On Jan. 15, Big Rivers Electric Corp. filed for a rate increase with the Kentucky Public Service Commission (PSC).
Big Rivers, Kenergy’s wholesale power supplier, estimates a 19 percent rate increase for rural members, which include residential, commercial and small industrial members served at distribution voltages, and 17 percent for large industrial members, who are served at transmission voltages.
It is estimated the proposed increase will cost Kenergy’s average residential member about $24 more per month for electricity.
Big Rivers requested those increases, in part, because Century, a Hawesville aluminum smelter, provided notice in August of its intent to cease all smelting at its Hawesville facility and to end its power contract with Big Rivers.
Century uses about 39 percent of the power generated by Big Rivers.
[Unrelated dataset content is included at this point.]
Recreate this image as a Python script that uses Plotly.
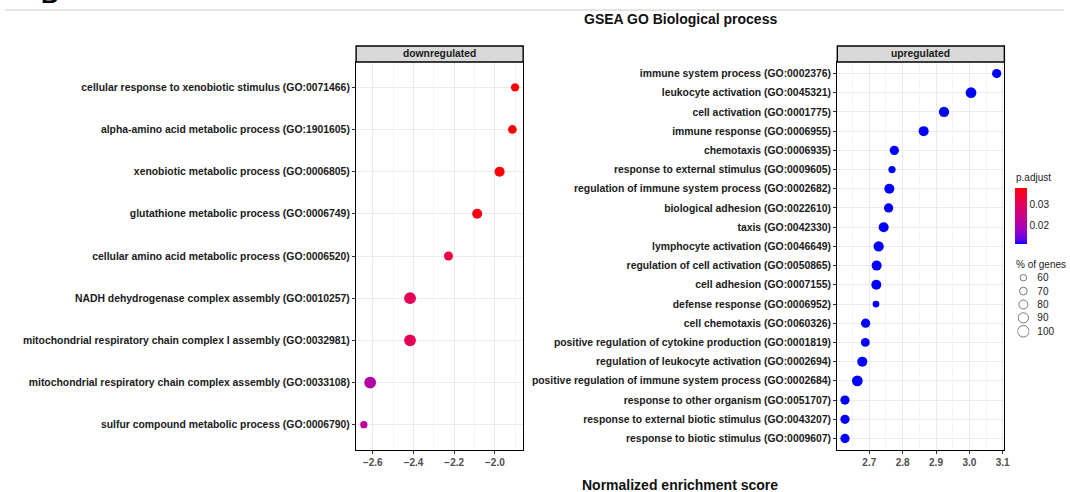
import plotly.graph_objects as go
import numpy as np

# ---------------- data ----------------
down_terms = [
    "cellular response to xenobiotic stimulus (GO:0071466)",
    "alpha-amino acid metabolic process (GO:1901605)",
    "xenobiotic metabolic process (GO:0006805)",
    "glutathione metabolic process (GO:0006749)",
    "cellular amino acid metabolic process (GO:0006520)",
    "NADH dehydrogenase complex assembly (GO:0010257)",
    "mitochondrial respiratory chain complex I assembly (GO:0032981)",
    "mitochondrial respiratory chain complex assembly (GO:0033108)",
    "sulfur compound metabolic process (GO:0006790)",
]
down_nes = [-1.901, -1.914, -1.977, -2.087, -2.228, -2.417, -2.417, -2.613, -2.644]
down_padj = [0.0381, 0.0379, 0.0377, 0.0370, 0.0330, 0.0305, 0.0305, 0.0210, 0.0228]
down_pct = [74, 78, 88, 88, 80, 102, 102, 102, 66]

up_terms = [
    "immune system process (GO:0002376)",
    "leukocyte activation (GO:0045321)",
    "cell activation (GO:0001775)",
    "immune response (GO:0006955)",
    "chemotaxis (GO:0006935)",
    "response to external stimulus (GO:0009605)",
    "regulation of immune system process (GO:0002682)",
    "biological adhesion (GO:0022610)",
    "taxis (GO:0042330)",
    "lymphocyte activation (GO:0046649)",
    "regulation of cell activation (GO:0050865)",
    "cell adhesion (GO:0007155)",
    "defense response (GO:0006952)",
    "cell chemotaxis (GO:0060326)",
    "positive regulation of cytokine production (GO:0001819)",
    "regulation of leukocyte activation (GO:0002694)",
    "positive regulation of immune system process (GO:0002684)",
    "response to other organism (GO:0051707)",
    "response to external biotic stimulus (GO:0043207)",
    "response to biotic stimulus (GO:0009607)",
]
up_nes = [3.082, 3.005, 2.924, 2.863, 2.775, 2.768, 2.760, 2.758, 2.743, 2.728,
          2.722, 2.721, 2.720, 2.689, 2.688, 2.679, 2.664, 2.627, 2.627, 2.627]
up_padj = [0.0114, 0.0114, 0.0114, 0.0114, 0.0114, 0.0114, 0.0114, 0.0114, 0.0114, 0.0114,
           0.0114, 0.0114, 0.0114, 0.0114, 0.0114, 0.0114, 0.0114, 0.0114, 0.0114, 0.0114]
up_pct = [82, 94, 90, 88, 82, 66, 88, 82, 88, 90,
          88, 88, 62, 82, 78, 88, 94, 82, 82, 82]

size_breaks = [60, 70, 80, 90, 100]
size_labels = [str(b) for b in size_breaks]
padj_ticks = [0.02, 0.03]

panel_titles = ["downregulated", "upregulated"]
main_title = "GSEA GO Biological process"
x_title = "Normalized enrichment score"
size_title = "% of genes"
color_title = "p.adjust"

# ---------------- styling helpers ----------------
W, H = 1070, 492
FONT = "Liberation Sans, Arial, sans-serif"
KX = 1.006  # small horizontal calibration of the pixel layout


def px_x(v):
    return min(v * KX / W, 1.0)


def px_y(v):  # v measured from top
    return (H - v) / H


def pct_to_px(p):
    return 0.125 * p - 1.0


# blue -> red gradient interpolated in CIE Lab (like ggplot2)
def _srgb_to_lin(c):
    c = c / 255.0
    return np.where(c <= 0.04045, c / 12.92, ((c + 0.055) / 1.055) ** 2.4)


def _lin_to_srgb(c):
    c = np.clip(c, 0, 1)
    return np.where(c <= 0.0031308, 12.92 * c, 1.055 * c ** (1 / 2.4) - 0.055) * 255


M = np.array([[0.4124, 0.3576, 0.1805], [0.2126, 0.7152, 0.0722], [0.0193, 0.1192, 0.9505]])
Minv = np.linalg.inv(M)
WP = np.array([0.95047, 1.0, 1.08883])


def _f(t):
    d = 6 / 29
    return np.where(t > d ** 3, np.cbrt(t), t / (3 * d * d) + 4 / 29)


def _finv(t):
    d = 6 / 29
    return np.where(t > d, t ** 3, 3 * d * d * (t - 4 / 29))


def rgb_to_lab(rgb):
    xyz = M @ _srgb_to_lin(np.array(rgb, float)) / WP
    fx, fy, fz = _f(xyz)
    return np.array([116 * fy - 16, 500 * (fx - fy), 200 * (fy - fz)])


def lab_to_rgb(lab):
    L, a, b = lab
    fy = (L + 16) / 116
    fx = fy + a / 500
    fz = fy - b / 200
    xyz = np.array([_finv(fx), _finv(fy), _finv(fz)]) * WP
    return _lin_to_srgb(Minv @ xyz)


lab_lo = rgb_to_lab([0, 0, 255])
lab_hi = rgb_to_lab([255, 0, 0])
colorscale = []
for t in np.linspace(0, 1, 21):
    r, g, b = lab_to_rgb(lab_lo + (lab_hi - lab_lo) * t)
    colorscale.append([float(t), "rgb(%d,%d,%d)" % (round(r), round(g), round(b))])

all_padj = down_padj + up_padj

fig = go.Figure()

fig.add_trace(go.Scatter(
    x=down_nes, y=down_terms, mode="markers", xaxis="x", yaxis="y",
    marker=dict(size=[pct_to_px(p) for p in down_pct], color=down_padj, opacity=1,
                coloraxis="coloraxis", line=dict(width=0)),
    showlegend=False, hoverinfo="x+y"))

fig.add_trace(go.Scatter(
    x=up_nes, y=up_terms, mode="markers", xaxis="x2", yaxis="y2",
    marker=dict(size=[pct_to_px(p) for p in up_pct], color=up_padj, opacity=1,
                coloraxis="coloraxis", line=dict(width=0)),
    showlegend=False, hoverinfo="x+y"))

# size key ("% of genes") drawn on its own small axis
fig.add_trace(go.Scatter(
    x=[0] * len(size_breaks), y=size_labels, mode="markers", xaxis="x3", yaxis="y3",
    marker=dict(size=[pct_to_px(b) for b in size_breaks], color="rgba(255,255,255,0)", opacity=1,
                line=dict(color="#555", width=0.8)),
    showlegend=False, hoverinfo="skip"))

# panel geometry (pixels)
L1, R1 = 356, 523
L2, R2 = 837, 1004
TOP, BOT = 62, 450
STRIP_TOP = 46

grid_major = "#EBEBEB"
grid_minor = "#F4F4F4"

common_x = dict(showline=True, mirror=True, linecolor="black", linewidth=1.4,
                ticks="outside", ticklen=3, tickcolor="#333", tickwidth=1,
                tickfont=dict(family=FONT, size=10, color="#4D4D4D", weight="bold"),
                tickformat=".1f",
                gridcolor=grid_major, gridwidth=1, zeroline=False, showgrid=True)
common_y = dict(showline=True, mirror=True, linecolor="black", linewidth=1.4,
                ticks="outside", ticklen=3, tickcolor="#333", tickwidth=1,
                tickfont=dict(family=FONT, size=10.4, color="#1A1A1A", weight="bold"),
                gridcolor=grid_major, gridwidth=1, zeroline=False, showgrid=True,
                type="category")

fig.update_layout(
    width=W, height=H, autosize=False,
    margin=dict(l=0, r=0, t=0, b=0),
    paper_bgcolor="white", plot_bgcolor="white",
    font=dict(family=FONT),
    showlegend=False,
    xaxis=dict(domain=[px_x(L1), px_x(R1)], range=[-2.682, -1.861], tick0=-2.6, dtick=0.2,
               minor=dict(dtick=0.1, tick0=-2.7, showgrid=True, gridcolor=grid_minor, gridwidth=0.6, ticks=""),
               anchor="y", **common_x),
    yaxis=dict(domain=[px_y(BOT), px_y(TOP)], categoryorder="array", categoryarray=down_terms,
               range=[len(down_terms) - 0.4, -0.6], anchor="x", **common_y),
    xaxis2=dict(domain=[px_x(L2), px_x(R2)], range=[2.604, 3.105], tick0=2.7, dtick=0.1,
                minor=dict(dtick=0.05, tick0=2.65, showgrid=True, gridcolor=grid_minor, gridwidth=0.6, ticks=""),
                anchor="y2", **common_x),
    yaxis2=dict(domain=[px_y(BOT), px_y(TOP)], categoryorder="array", categoryarray=up_terms,
                range=[len(up_terms) - 0.4, -0.6], anchor="x2", **common_y),
    xaxis3=dict(domain=[px_x(1017), px_x(1029)], range=[-1, 1], visible=False, fixedrange=True),
    yaxis3=dict(domain=[px_y(338), px_y(271)], type="category", categoryorder="array",
                categoryarray=size_labels, range=[len(size_labels) - 0.5, -0.5],
                anchor="x3", side="right", showline=False, showgrid=False, zeroline=False,
                ticks="outside", ticklen=5, tickcolor="rgba(0,0,0,0)",
                tickfont=dict(family=FONT, size=10, color="#222"), fixedrange=True),
    coloraxis=dict(colorscale=colorscale, cmin=min(all_padj), cmax=max(all_padj),
                   colorbar=dict(tickvals=padj_ticks, ticktext=[str(t) for t in padj_ticks],
                                 tickfont=dict(family=FONT, size=10, color="#222"),
                                 ticks="", thickness=12, len=56, lenmode="pixels",
                                 x=px_x(1015), xanchor="left", y=px_y(188), yanchor="top",
                                 xpad=0, ypad=0, outlinewidth=0)),
)

shapes = []
annotations = []
for (l, r), t in zip([(L1, R1), (L2, R2)], panel_titles):
    shapes.append(dict(type="rect", xref="paper", yref="paper",
                       x0=px_x(l), x1=px_x(r), y0=px_y(TOP), y1=px_y(STRIP_TOP),
                       fillcolor="#D9D9D9", line=dict(color="black", width=1.4)))
    annotations.append(dict(text=t, xref="paper", yref="paper",
                            x=px_x((l + r) / 2), y=px_y((TOP + STRIP_TOP) / 2),
                            xanchor="center", yanchor="middle", showarrow=False,
                            font=dict(family=FONT, size=10.3, color="#1A1A1A", weight="bold")))

# thin rule along the top of the figure
shapes.append(dict(type="line", xref="paper", yref="paper", x0=px_x(5), x1=1, y0=px_y(10), y1=px_y(10),
                   line=dict(color="#C8C8C8", width=1)))

annotations.append(dict(text=main_title, xref="paper", yref="paper", x=px_x(680), y=px_y(19),
                        xanchor="center", yanchor="middle", showarrow=False,
                        font=dict(family=FONT, size=14, color="#111", weight="bold")))
annotations.append(dict(text=x_title, xref="paper", yref="paper", x=px_x(680), y=px_y(484.5),
                        xanchor="center", yanchor="middle", showarrow=False,
                        font=dict(family=FONT, size=14, color="#111", weight="bold")))
annotations.append(dict(text=color_title, xref="paper", yref="paper", x=px_x(1014), y=px_y(177),
                        xanchor="left", yanchor="middle", showarrow=False,
                        font=dict(family=FONT, size=10, color="#222")))
annotations.append(dict(text=size_title, xref="paper", yref="paper", x=px_x(1014), y=px_y(264),
                        xanchor="left", yanchor="middle", showarrow=False,
                        font=dict(family=FONT, size=10, color="#222")))
# cut-off panel letter at the very top-left
annotations.append(dict(text="B", xref="paper", yref="paper", x=px_x(39), y=px_y(10),
                        xanchor="left", yanchor="bottom", showarrow=False,
                        font=dict(family=FONT, size=24, color="black", weight="bold")))

fig.update_layout(shapes=shapes, annotations=annotations)

fig.write_html(
    "out.html",
    config={"displayModeBar": False},
    post_script=("document.body.style.margin='0px';"
                 "document.body.style.overflow='hidden';"
                 "document.documentElement.style.overflow='hidden';"),
)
Therefore, Big Rivers estimates it needs more than $74 million per year to cover an anticipated revenue deficiency from Century departing the system, to meet Big Rivers’ financial obligations, and to maintain its facilities in order to provide reliable and safe electricity.
Because Big Rivers is Kenergy’s wholesale energy supplier, the co-op will be forced to file a “flow through” rate case with the PSC.
“We want our members to know that Kenergy and Big Rivers started strategizing immediately after we received Century’s termination notice,” said Greg Starheim, Kenergy President and CEO. “As member-owned nonprofits, we’ve been working on many fronts to reduce the impact of any rate increase to our members over time.”
Those efforts include working closely with state and local economic development officials to attract new businesses to the region. Over time, new business and industry could replace the load left behind by Century’s departure from Big Rivers’ system.
Also, Big Rivers is pursuing future options to sell the electrical load now used by Century, including marketing power to other utility companies.
In addition, Big Rivers has turned a critical eye on expenses. They report several cost-cutting measures that have been implemented to date.
Those include refinancing $442 million in debt to reduce annual interest expenses, deferred more than $19.5 million in plant maintenance in 2012, renegotiated fuel and reagent contracts in 2012, implemented continuous improvements to reduce unit heat rates in an effort to lower operational expenses, deferred filling a number of job vacancies, decreased company vehicle inventory and associated expenses, reduced employee benefit costs by adjusting medical coverage plan design, revising the eligibility requirements for post-retirement medical coverage (after 2013) and moving to a self-insured medical plan, and, to reduce operational expenses in the future, discussions have included idling or selling a power plant.